There is no comparison between the two. Martha Stewart was running a real business and made the mistake of talking to police without a lawyer -- that's very different from running a giant sham operation that defrauded many.
The mistake she made was not that she talked to police without a lawyer, but that she lied to investigators. Yes, I'm sure the lawyer would not have let her make up those lies, but it's not like she just behaved well and got railroaded some how. And I never understood why she lied in the first place. If your paid broker gives you a tip that a CEO is dumping his shares, are you not allowed to act on it?
Some interrogators are really good at phrasing and intoning a question making it seem like they're inquiring about something very wrong, worth trying to cover up, e.g., "you didn't have any information about XYZ selling his shares, did you?" It shouldn't work if the target is thinking straight, but the whole point is to trigger a knee-jerk emotional reaction.
Martha Stewart wholesale lied by saying that she and her broker had a pre-set price point of $60 for when to dump ImClone. That part is completely fabricated by Stewart. It's impossible to mess up 'My stock broker told me CEO was dumping his shares' with 'We agreed to sell at $60'
Martha Stewart actually created products, and was good at it
Yeah but insider trading is different than fraud. The line is blurry, but I'm sure everyone at that level has some level of inside knowledge they have traded on at one time or another.

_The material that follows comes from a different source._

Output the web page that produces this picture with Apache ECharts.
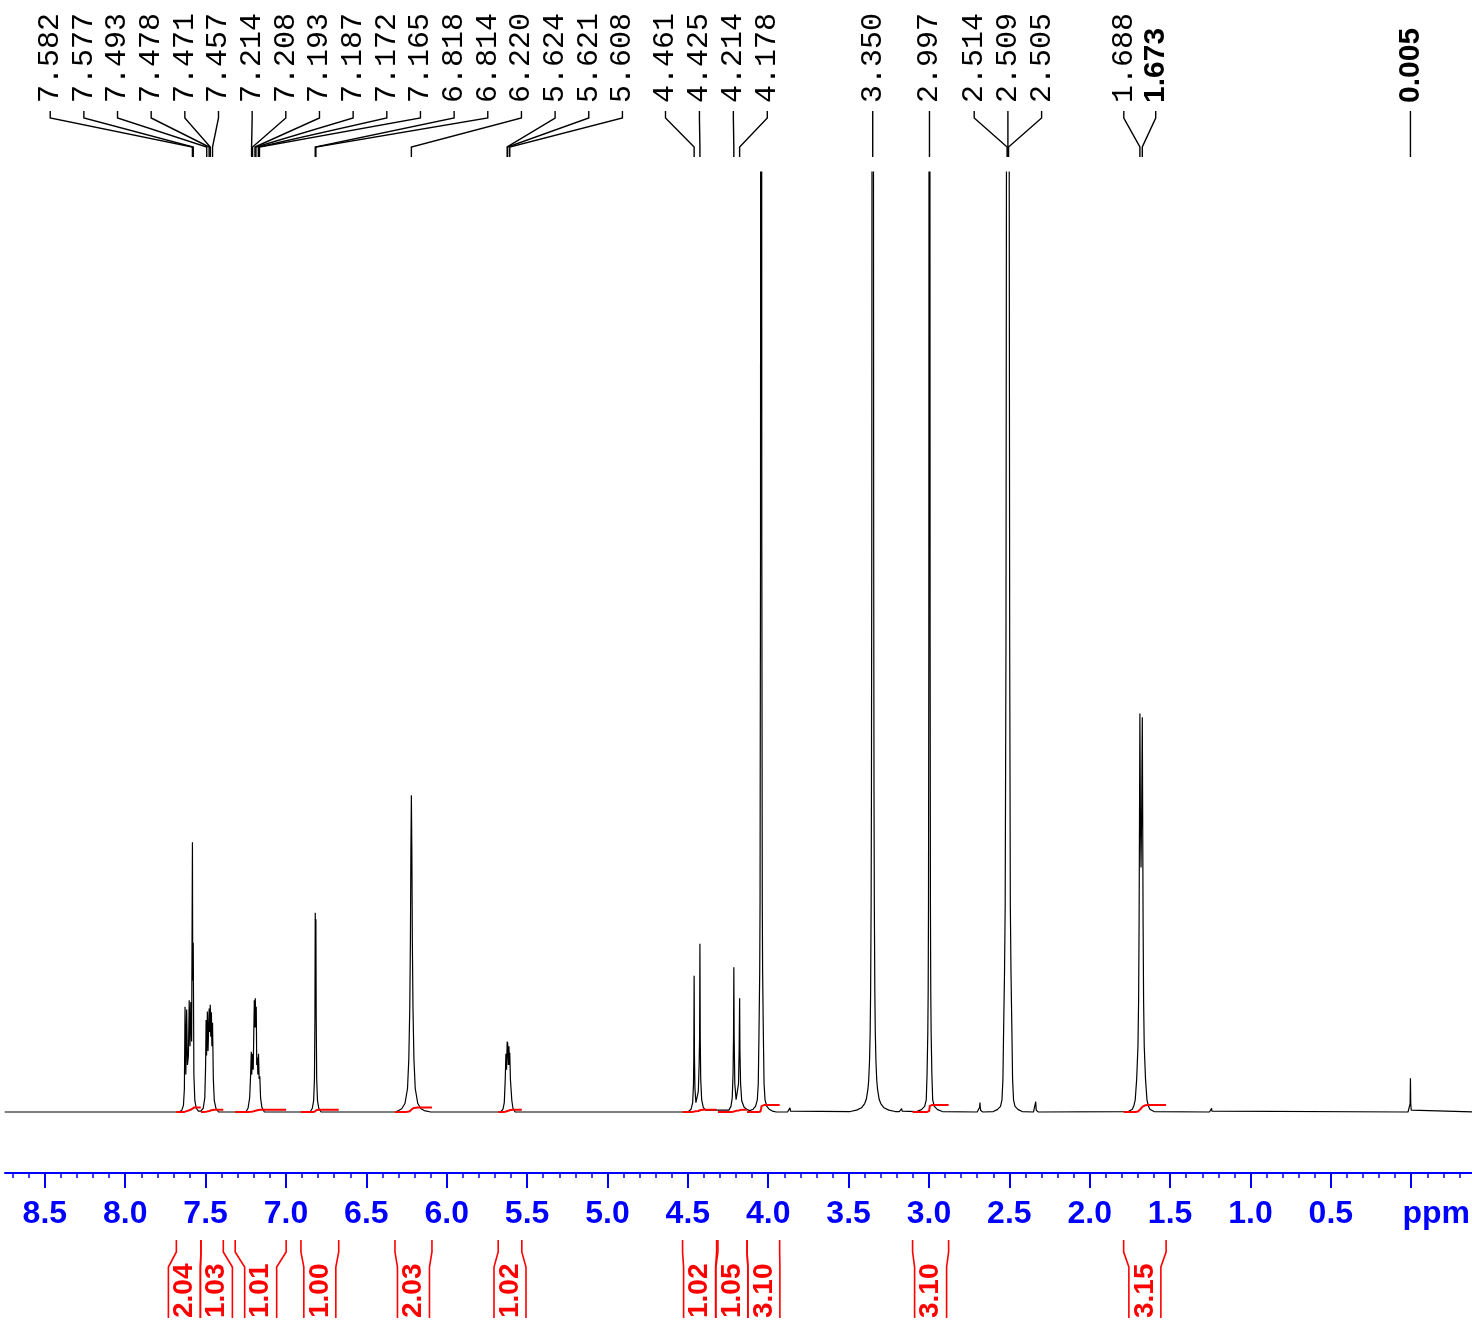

Holmes on the other hand was directly defrauding investors, why would you want her on an executive team/board trying to get investments?

Because she's a proven executor on defrauding investors?
The problem with insider trading is that it creates perverse incentives. It, in itself, does not necessarily defraud.

If I work for Apple, and I sneak a glance at their balance sheet, and short its stock, I did not rob APPL shareholders. It's still illegal, and insider trading (Because otherwise, I'd have an incentive to actively sink the company, while benefiting from a short.)